The exercise –
Write out the data below in full, unchanged, minus the images.

Rows from a dataset of charts and code –
┌──

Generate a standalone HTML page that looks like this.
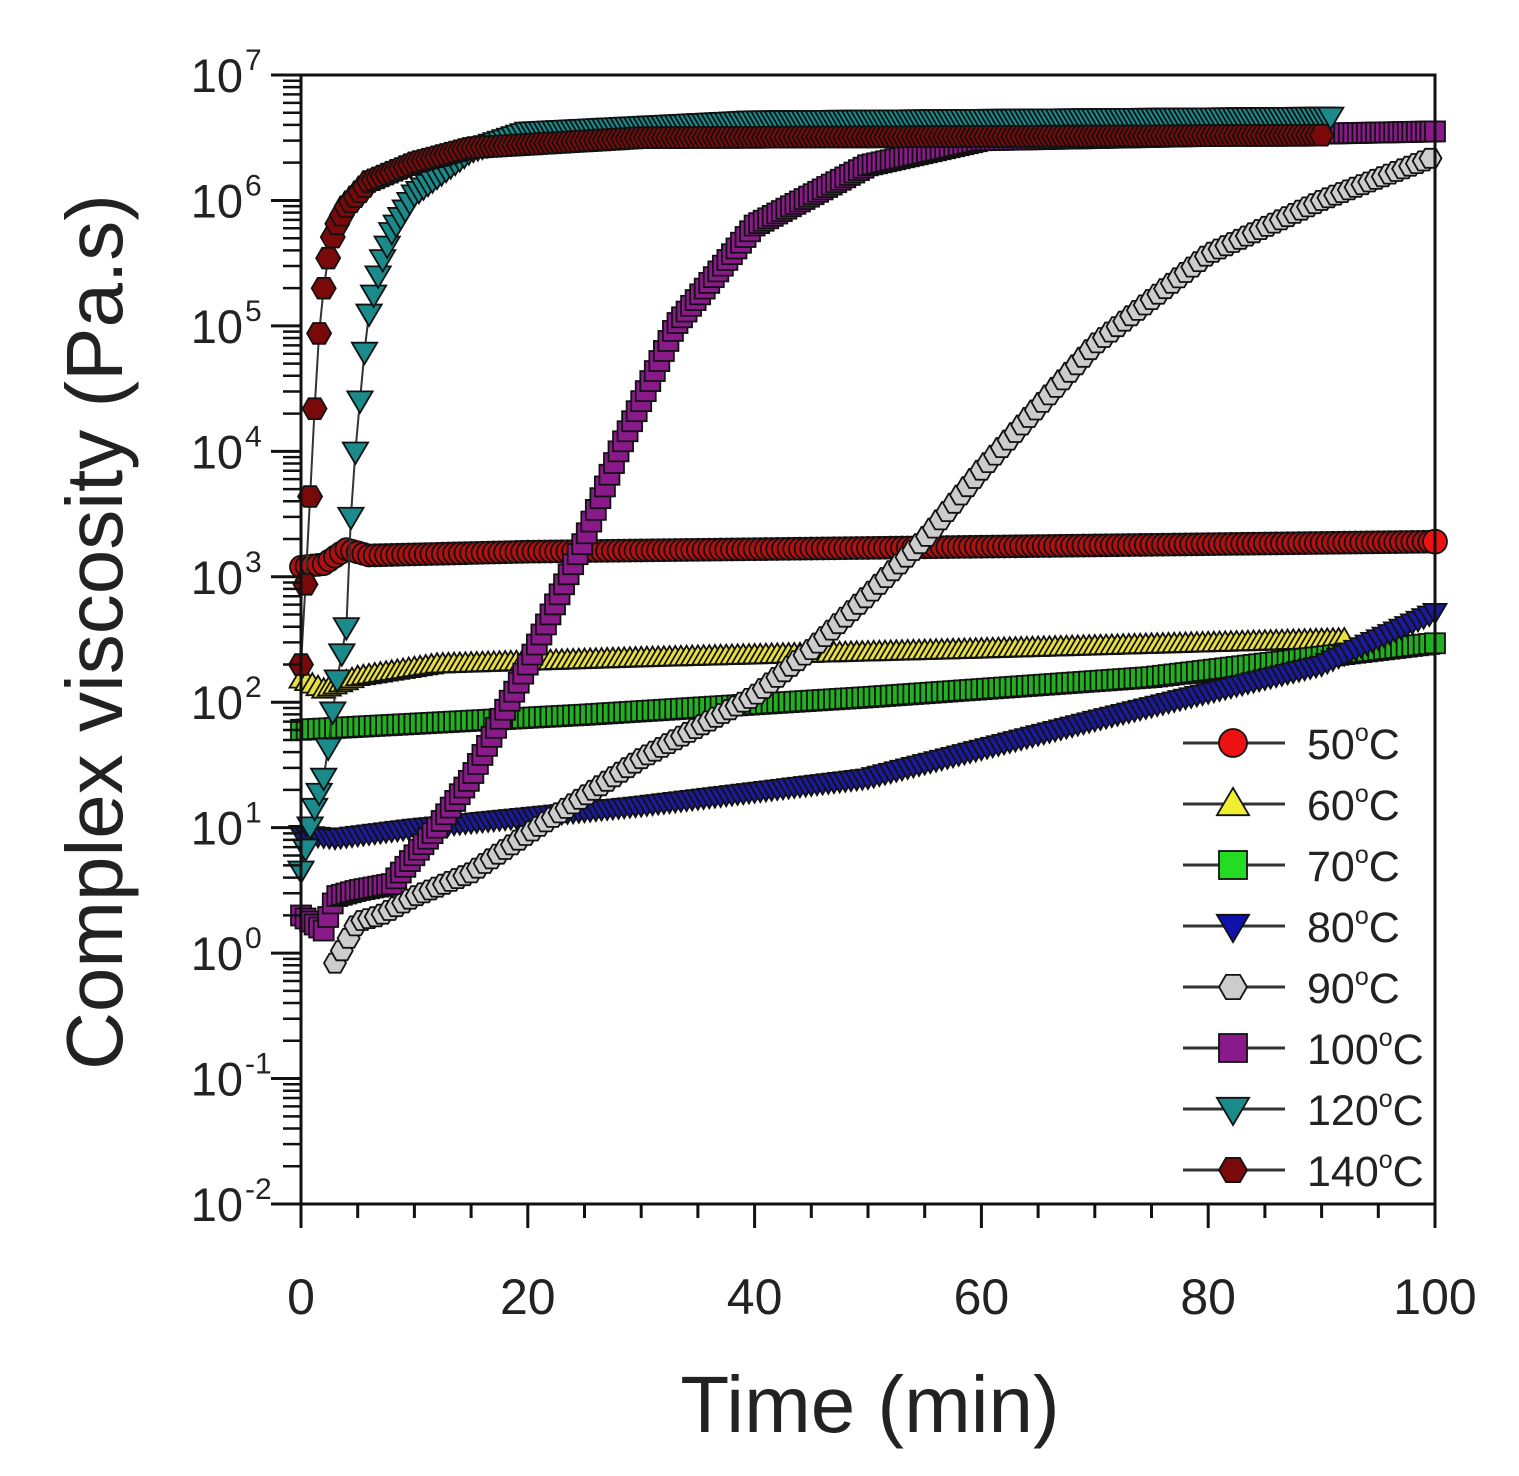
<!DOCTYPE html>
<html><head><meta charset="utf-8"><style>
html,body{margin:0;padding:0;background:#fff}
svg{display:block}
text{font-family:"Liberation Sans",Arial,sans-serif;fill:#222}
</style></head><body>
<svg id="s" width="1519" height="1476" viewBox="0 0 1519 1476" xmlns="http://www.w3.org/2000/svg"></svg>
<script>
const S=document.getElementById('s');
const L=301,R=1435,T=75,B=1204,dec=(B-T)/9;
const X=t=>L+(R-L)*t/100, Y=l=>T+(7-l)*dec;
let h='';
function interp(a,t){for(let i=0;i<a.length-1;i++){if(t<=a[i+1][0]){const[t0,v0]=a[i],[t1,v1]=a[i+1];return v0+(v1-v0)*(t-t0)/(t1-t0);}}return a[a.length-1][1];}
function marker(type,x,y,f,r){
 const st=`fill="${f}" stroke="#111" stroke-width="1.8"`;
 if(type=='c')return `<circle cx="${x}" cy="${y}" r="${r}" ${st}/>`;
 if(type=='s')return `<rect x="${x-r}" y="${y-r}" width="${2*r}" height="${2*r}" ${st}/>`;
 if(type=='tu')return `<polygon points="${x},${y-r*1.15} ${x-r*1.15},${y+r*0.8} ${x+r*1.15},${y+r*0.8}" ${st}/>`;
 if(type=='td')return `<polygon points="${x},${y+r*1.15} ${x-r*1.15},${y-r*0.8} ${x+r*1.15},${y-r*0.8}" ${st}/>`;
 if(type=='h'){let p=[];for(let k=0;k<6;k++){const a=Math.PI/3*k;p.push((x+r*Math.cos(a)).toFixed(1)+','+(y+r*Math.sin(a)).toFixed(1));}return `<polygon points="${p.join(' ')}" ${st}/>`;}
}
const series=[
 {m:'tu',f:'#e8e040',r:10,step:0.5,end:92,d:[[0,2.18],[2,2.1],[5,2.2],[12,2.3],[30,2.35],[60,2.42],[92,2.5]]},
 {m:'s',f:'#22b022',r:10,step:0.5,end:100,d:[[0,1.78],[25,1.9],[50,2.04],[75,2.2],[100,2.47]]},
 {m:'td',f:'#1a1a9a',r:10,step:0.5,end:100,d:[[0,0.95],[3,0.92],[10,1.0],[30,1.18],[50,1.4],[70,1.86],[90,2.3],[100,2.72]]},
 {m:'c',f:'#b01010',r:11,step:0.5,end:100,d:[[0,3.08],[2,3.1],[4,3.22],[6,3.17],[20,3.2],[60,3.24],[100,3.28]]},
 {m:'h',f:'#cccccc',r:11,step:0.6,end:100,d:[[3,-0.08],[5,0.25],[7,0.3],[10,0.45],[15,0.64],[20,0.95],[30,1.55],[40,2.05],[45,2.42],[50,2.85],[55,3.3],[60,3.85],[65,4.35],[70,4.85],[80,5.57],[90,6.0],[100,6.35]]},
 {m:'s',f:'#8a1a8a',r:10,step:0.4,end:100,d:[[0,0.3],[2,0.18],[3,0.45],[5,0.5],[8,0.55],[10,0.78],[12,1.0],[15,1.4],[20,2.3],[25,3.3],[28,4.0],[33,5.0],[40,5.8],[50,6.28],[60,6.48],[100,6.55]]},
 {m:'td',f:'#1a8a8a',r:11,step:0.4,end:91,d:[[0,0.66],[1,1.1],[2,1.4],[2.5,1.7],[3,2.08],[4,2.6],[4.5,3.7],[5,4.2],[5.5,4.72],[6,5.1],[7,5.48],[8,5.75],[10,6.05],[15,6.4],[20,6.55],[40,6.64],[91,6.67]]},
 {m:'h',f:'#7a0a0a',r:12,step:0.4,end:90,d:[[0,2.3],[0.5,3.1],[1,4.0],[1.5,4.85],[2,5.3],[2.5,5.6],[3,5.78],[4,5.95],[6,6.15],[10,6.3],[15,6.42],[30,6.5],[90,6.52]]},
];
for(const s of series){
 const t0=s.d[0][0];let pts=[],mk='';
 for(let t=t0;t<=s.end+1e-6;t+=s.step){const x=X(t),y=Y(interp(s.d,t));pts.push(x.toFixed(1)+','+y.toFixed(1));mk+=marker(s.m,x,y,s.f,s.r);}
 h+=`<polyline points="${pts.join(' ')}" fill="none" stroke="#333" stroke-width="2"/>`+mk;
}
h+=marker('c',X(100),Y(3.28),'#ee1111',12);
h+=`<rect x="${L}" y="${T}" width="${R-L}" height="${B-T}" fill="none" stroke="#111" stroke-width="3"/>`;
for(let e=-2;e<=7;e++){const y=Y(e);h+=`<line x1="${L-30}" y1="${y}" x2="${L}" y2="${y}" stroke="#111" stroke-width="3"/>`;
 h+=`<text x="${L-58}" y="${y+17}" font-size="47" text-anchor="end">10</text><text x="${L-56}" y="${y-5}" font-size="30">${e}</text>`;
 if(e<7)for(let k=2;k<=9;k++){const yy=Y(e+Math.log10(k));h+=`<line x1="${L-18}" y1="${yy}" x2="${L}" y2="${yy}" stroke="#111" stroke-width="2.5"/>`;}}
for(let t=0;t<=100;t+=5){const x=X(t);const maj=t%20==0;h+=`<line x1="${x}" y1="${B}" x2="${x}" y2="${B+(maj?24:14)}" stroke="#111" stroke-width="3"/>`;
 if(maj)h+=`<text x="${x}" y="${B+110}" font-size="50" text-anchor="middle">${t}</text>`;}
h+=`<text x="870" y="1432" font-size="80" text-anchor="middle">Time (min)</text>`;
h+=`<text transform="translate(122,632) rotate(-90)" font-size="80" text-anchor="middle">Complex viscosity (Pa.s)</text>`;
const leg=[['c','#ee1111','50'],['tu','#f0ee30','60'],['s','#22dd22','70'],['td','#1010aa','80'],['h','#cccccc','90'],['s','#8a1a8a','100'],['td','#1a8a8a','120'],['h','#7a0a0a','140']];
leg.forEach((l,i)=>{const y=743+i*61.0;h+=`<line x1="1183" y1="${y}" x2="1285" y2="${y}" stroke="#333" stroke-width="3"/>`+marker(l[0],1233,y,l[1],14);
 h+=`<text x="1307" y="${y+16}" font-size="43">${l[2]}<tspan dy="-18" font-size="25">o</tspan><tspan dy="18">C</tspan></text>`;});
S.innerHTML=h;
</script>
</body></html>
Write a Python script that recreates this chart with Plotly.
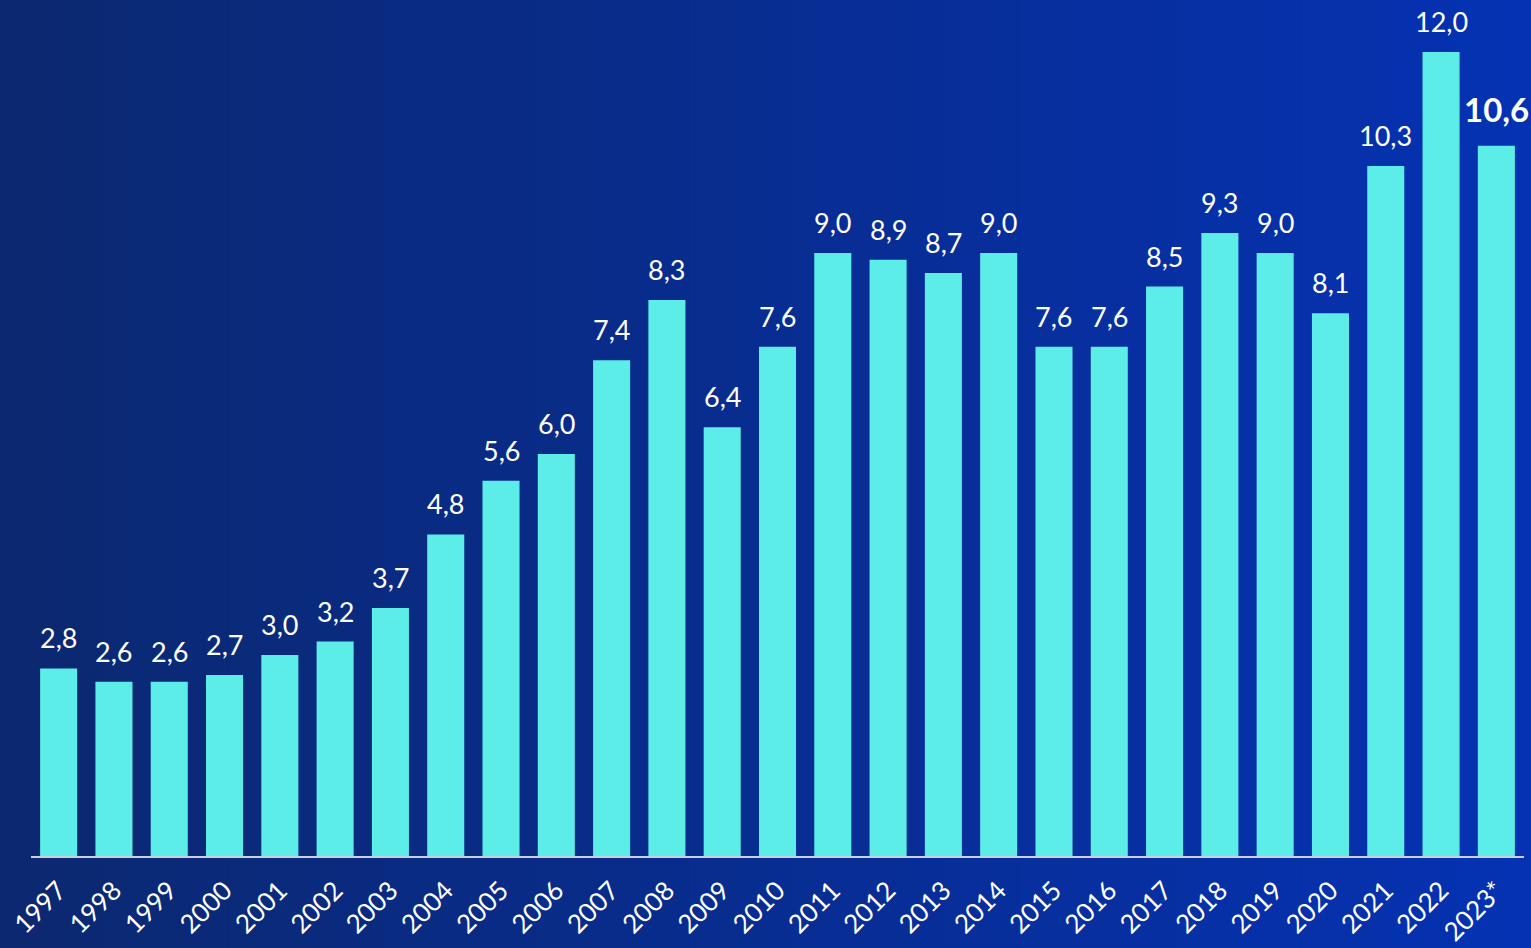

└──

The reply –
Generate a standalone HTML page that looks like this.
<!DOCTYPE html>
<html><head><meta charset="utf-8"><style>
html,body{margin:0;padding:0;background:#fff}
svg{display:block}
text{font-family:"Liberation Sans",Arial,sans-serif;fill:#222}
</style></head><body>
<svg id="s" width="1519" height="1476" viewBox="0 0 1519 1476" xmlns="http://www.w3.org/2000/svg"></svg>
<script>
const S=document.getElementById('s');
const L=301,R=1435,T=75,B=1204,dec=(B-T)/9;
const X=t=>L+(R-L)*t/100, Y=l=>T+(7-l)*dec;
let h='';
function interp(a,t){for(let i=0;i<a.length-1;i++){if(t<=a[i+1][0]){const[t0,v0]=a[i],[t1,v1]=a[i+1];return v0+(v1-v0)*(t-t0)/(t1-t0);}}return a[a.length-1][1];}
function marker(type,x,y,f,r){
 const st=`fill="${f}" stroke="#111" stroke-width="1.8"`;
 if(type=='c')return `<circle cx="${x}" cy="${y}" r="${r}" ${st}/>`;
 if(type=='s')return `<rect x="${x-r}" y="${y-r}" width="${2*r}" height="${2*r}" ${st}/>`;
 if(type=='tu')return `<polygon points="${x},${y-r*1.15} ${x-r*1.15},${y+r*0.8} ${x+r*1.15},${y+r*0.8}" ${st}/>`;
 if(type=='td')return `<polygon points="${x},${y+r*1.15} ${x-r*1.15},${y-r*0.8} ${x+r*1.15},${y-r*0.8}" ${st}/>`;
 if(type=='h'){let p=[];for(let k=0;k<6;k++){const a=Math.PI/3*k;p.push((x+r*Math.cos(a)).toFixed(1)+','+(y+r*Math.sin(a)).toFixed(1));}return `<polygon points="${p.join(' ')}" ${st}/>`;}
}
const series=[
 {m:'tu',f:'#e8e040',r:10,step:0.5,end:92,d:[[0,2.18],[2,2.1],[5,2.2],[12,2.3],[30,2.35],[60,2.42],[92,2.5]]},
 {m:'s',f:'#22b022',r:10,step:0.5,end:100,d:[[0,1.78],[25,1.9],[50,2.04],[75,2.2],[100,2.47]]},
 {m:'td',f:'#1a1a9a',r:10,step:0.5,end:100,d:[[0,0.95],[3,0.92],[10,1.0],[30,1.18],[50,1.4],[70,1.86],[90,2.3],[100,2.72]]},
 {m:'c',f:'#b01010',r:11,step:0.5,end:100,d:[[0,3.08],[2,3.1],[4,3.22],[6,3.17],[20,3.2],[60,3.24],[100,3.28]]},
 {m:'h',f:'#cccccc',r:11,step:0.6,end:100,d:[[3,-0.08],[5,0.25],[7,0.3],[10,0.45],[15,0.64],[20,0.95],[30,1.55],[40,2.05],[45,2.42],[50,2.85],[55,3.3],[60,3.85],[65,4.35],[70,4.85],[80,5.57],[90,6.0],[100,6.35]]},
 {m:'s',f:'#8a1a8a',r:10,step:0.4,end:100,d:[[0,0.3],[2,0.18],[3,0.45],[5,0.5],[8,0.55],[10,0.78],[12,1.0],[15,1.4],[20,2.3],[25,3.3],[28,4.0],[33,5.0],[40,5.8],[50,6.28],[60,6.48],[100,6.55]]},
 {m:'td',f:'#1a8a8a',r:11,step:0.4,end:91,d:[[0,0.66],[1,1.1],[2,1.4],[2.5,1.7],[3,2.08],[4,2.6],[4.5,3.7],[5,4.2],[5.5,4.72],[6,5.1],[7,5.48],[8,5.75],[10,6.05],[15,6.4],[20,6.55],[40,6.64],[91,6.67]]},
 {m:'h',f:'#7a0a0a',r:12,step:0.4,end:90,d:[[0,2.3],[0.5,3.1],[1,4.0],[1.5,4.85],[2,5.3],[2.5,5.6],[3,5.78],[4,5.95],[6,6.15],[10,6.3],[15,6.42],[30,6.5],[90,6.52]]},
];
for(const s of series){
 const t0=s.d[0][0];let pts=[],mk='';
 for(let t=t0;t<=s.end+1e-6;t+=s.step){const x=X(t),y=Y(interp(s.d,t));pts.push(x.toFixed(1)+','+y.toFixed(1));mk+=marker(s.m,x,y,s.f,s.r);}
 h+=`<polyline points="${pts.join(' ')}" fill="none" stroke="#333" stroke-width="2"/>`+mk;
}
h+=marker('c',X(100),Y(3.28),'#ee1111',12);
h+=`<rect x="${L}" y="${T}" width="${R-L}" height="${B-T}" fill="none" stroke="#111" stroke-width="3"/>`;
for(let e=-2;e<=7;e++){const y=Y(e);h+=`<line x1="${L-30}" y1="${y}" x2="${L}" y2="${y}" stroke="#111" stroke-width="3"/>`;
 h+=`<text x="${L-58}" y="${y+17}" font-size="47" text-anchor="end">10</text><text x="${L-56}" y="${y-5}" font-size="30">${e}</text>`;
 if(e<7)for(let k=2;k<=9;k++){const yy=Y(e+Math.log10(k));h+=`<line x1="${L-18}" y1="${yy}" x2="${L}" y2="${yy}" stroke="#111" stroke-width="2.5"/>`;}}
for(let t=0;t<=100;t+=5){const x=X(t);const maj=t%20==0;h+=`<line x1="${x}" y1="${B}" x2="${x}" y2="${B+(maj?24:14)}" stroke="#111" stroke-width="3"/>`;
 if(maj)h+=`<text x="${x}" y="${B+110}" font-size="50" text-anchor="middle">${t}</text>`;}
h+=`<text x="870" y="1432" font-size="80" text-anchor="middle">Time (min)</text>`;
h+=`<text transform="translate(122,632) rotate(-90)" font-size="80" text-anchor="middle">Complex viscosity (Pa.s)</text>`;
const leg=[['c','#ee1111','50'],['tu','#f0ee30','60'],['s','#22dd22','70'],['td','#1010aa','80'],['h','#cccccc','90'],['s','#8a1a8a','100'],['td','#1a8a8a','120'],['h','#7a0a0a','140']];
leg.forEach((l,i)=>{const y=743+i*61.0;h+=`<line x1="1183" y1="${y}" x2="1285" y2="${y}" stroke="#333" stroke-width="3"/>`+marker(l[0],1233,y,l[1],14);
 h+=`<text x="1307" y="${y+16}" font-size="43">${l[2]}<tspan dy="-18" font-size="25">o</tspan><tspan dy="18">C</tspan></text>`;});
S.innerHTML=h;
</script>
</body></html>
Write a Python script that recreates this chart with Plotly.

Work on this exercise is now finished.